** Written exercise **
Collect all lines from the listing that include the string "page".

** Data in this exercise **
--------

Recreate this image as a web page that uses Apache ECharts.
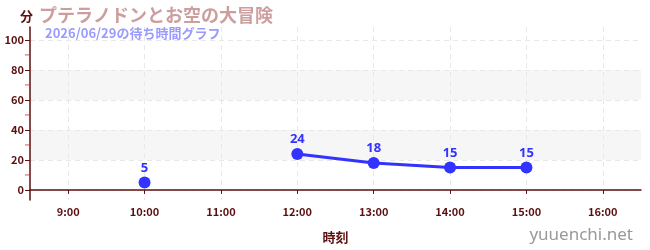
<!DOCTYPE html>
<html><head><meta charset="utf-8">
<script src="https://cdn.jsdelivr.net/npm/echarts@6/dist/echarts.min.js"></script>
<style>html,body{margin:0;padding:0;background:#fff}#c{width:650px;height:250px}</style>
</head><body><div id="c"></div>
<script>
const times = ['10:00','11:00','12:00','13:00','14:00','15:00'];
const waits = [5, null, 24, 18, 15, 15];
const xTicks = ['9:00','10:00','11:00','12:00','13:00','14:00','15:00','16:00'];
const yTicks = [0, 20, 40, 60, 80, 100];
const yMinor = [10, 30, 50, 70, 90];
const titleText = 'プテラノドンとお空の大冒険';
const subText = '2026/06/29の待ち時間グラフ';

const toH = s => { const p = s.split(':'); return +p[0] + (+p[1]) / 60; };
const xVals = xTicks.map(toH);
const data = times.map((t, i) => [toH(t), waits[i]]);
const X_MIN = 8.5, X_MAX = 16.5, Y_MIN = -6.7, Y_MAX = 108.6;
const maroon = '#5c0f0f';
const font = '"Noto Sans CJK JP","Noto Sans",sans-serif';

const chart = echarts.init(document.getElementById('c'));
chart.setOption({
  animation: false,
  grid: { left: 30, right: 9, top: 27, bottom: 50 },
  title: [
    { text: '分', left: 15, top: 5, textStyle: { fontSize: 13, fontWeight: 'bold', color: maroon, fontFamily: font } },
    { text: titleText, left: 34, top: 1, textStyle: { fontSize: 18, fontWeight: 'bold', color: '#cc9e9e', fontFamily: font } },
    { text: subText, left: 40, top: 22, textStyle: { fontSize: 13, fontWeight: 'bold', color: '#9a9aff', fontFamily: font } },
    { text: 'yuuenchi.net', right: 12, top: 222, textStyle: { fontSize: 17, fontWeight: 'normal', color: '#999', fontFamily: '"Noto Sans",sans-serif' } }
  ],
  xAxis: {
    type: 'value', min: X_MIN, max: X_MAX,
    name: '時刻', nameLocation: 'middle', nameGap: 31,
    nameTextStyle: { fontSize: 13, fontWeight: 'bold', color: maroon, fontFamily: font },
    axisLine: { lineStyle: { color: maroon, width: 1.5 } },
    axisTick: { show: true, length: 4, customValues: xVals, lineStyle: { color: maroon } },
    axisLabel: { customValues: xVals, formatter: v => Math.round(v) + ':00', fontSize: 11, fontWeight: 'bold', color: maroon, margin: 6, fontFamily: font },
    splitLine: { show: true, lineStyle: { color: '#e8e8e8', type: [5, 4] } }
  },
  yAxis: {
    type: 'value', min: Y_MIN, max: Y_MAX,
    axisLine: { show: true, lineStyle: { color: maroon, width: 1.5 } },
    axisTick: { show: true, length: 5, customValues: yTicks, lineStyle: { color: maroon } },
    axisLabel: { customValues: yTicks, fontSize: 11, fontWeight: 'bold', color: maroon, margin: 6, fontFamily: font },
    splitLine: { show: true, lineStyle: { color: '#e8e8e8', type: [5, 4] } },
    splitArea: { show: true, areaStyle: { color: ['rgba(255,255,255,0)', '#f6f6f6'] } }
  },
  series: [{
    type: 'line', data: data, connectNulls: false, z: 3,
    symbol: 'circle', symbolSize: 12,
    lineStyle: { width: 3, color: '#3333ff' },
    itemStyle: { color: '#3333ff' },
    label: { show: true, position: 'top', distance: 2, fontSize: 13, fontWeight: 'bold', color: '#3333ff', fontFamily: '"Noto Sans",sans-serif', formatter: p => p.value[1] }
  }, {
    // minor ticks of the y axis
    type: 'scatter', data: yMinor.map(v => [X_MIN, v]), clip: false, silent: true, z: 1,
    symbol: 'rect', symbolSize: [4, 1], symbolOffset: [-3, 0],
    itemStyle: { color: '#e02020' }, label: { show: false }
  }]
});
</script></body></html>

--------

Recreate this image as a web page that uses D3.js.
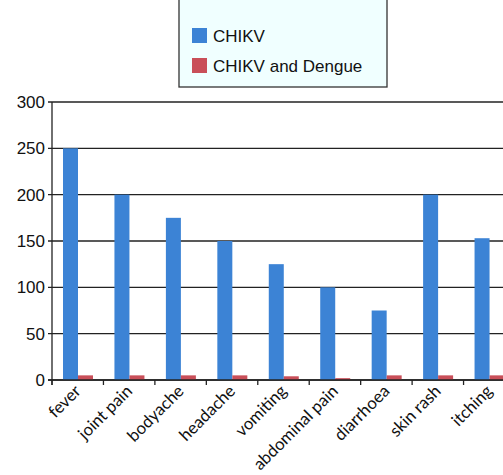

--------

** Answer to this exercise **
Recreate this image as a web page that uses Apache ECharts.
Recreate this image as a web page that uses D3.js.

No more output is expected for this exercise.